The Moscow police department has assured police will take appropriate measures to ensure public order and security. The police remind that the organizers are responsible for the citizens' security.

The organizers, in turn, call on the participants not to give in to provocations of extremists.

People will go to the rally through 49 metal detectors from the side of Kalanchyovskaya Street. There will be no access from Sadovaya-Spasskaya Street, where the stage will be placed, and from side streets.

Moscow police said transport traffic would be blocked on Sakharov Avenue from Sadovaya-Spasskya to Kalanchyovskaya Street and also on Kalanchyovskaya Street from Sadovaya-Spasskaya to Building 21/40 on Saturday from 01:00 until the end of the meeting.

A map of the way to the meeting is published in the Moscow police site.

A symbol of the rally again is a white ribbon.

On December 10, according to police, about 30,000 people gathered for the opposition rally on Bolotnaya Square. According to other sources, there were at least twice as many. At the meeting, the opposition said it would organize a new rally of many thousands in two weeks.

"We will come until our demands are met. In any case, December 24 must become a single day of actions," the Bolotnaya rally organizers said. The meeting resulted in a final resolution comprising five demands -- release of political prisoners, annulment of the State Duma election results, resignation of Central Election Commission Chairman Vladimir Churov and investigation into his activities, registration of all political parties and democratizations of the legislation in this area and holding of new parliamentary elections.
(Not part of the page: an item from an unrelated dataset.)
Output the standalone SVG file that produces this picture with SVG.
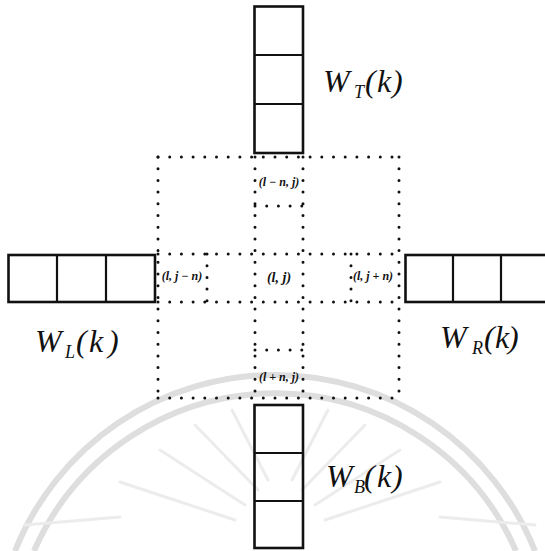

Churov himself said he did not intend to resign, and the CEC stated new unlawful pre-election technologies emerged in Russia -- reports about mass violations in elections.

After the Bolotnaya Square rally, Russian President Dmitry Medvedev in his blog wrote that he disagreed with the slogans and the statements voiced at the meetings. Nevertheless, he gave directions to check all the reports about violations in the elections, and the Interior Ministry and the Investigative Committee have already presented a report to him in this connection.

On Thursday, Medvedev in his address to the Federal Assembly (parliament) suggested a comprehensive reform of the country's internal political system. Among his initiatives are direct elections of governors, a simplified procedure of registration of parties, abolition of collection of signatures to participate in elections to the State Duma and regional legislatures and reduction of the number of signatures to participate in Russian presidential elections.

The president said he heeded those who spoke about the necessity of changes. He submitted corresponding bills to the State Duma already on Friday.

Commenting on his address, former Kremlin chief of staff Sergei Naryshkin, elected State Duma Speaker, said the proposals were made not under the pressure of Bolotnaya Square, but they had been under consideration since the beginning of this year.

At the same time, First Kremlin Deputy Chief of Staff Vladislav Surkov admitted that to give way to reasonable demands of the active part of the society was not a forced manoeuvre of the authorities, but their constitutional duty.

Earlier, in the "direct line" with Russians, Prime Minister Vladimir Putin expressed satisfaction that young active people came to meetings to state their position. "If this is a result of Putin's regime, it is good. I am pleased with it," he said. "The fact that people express their views on processes happening in the country is an absolutely normal thing when everybody acts within the law," Putin believes. "I hope it will be so," the premier added.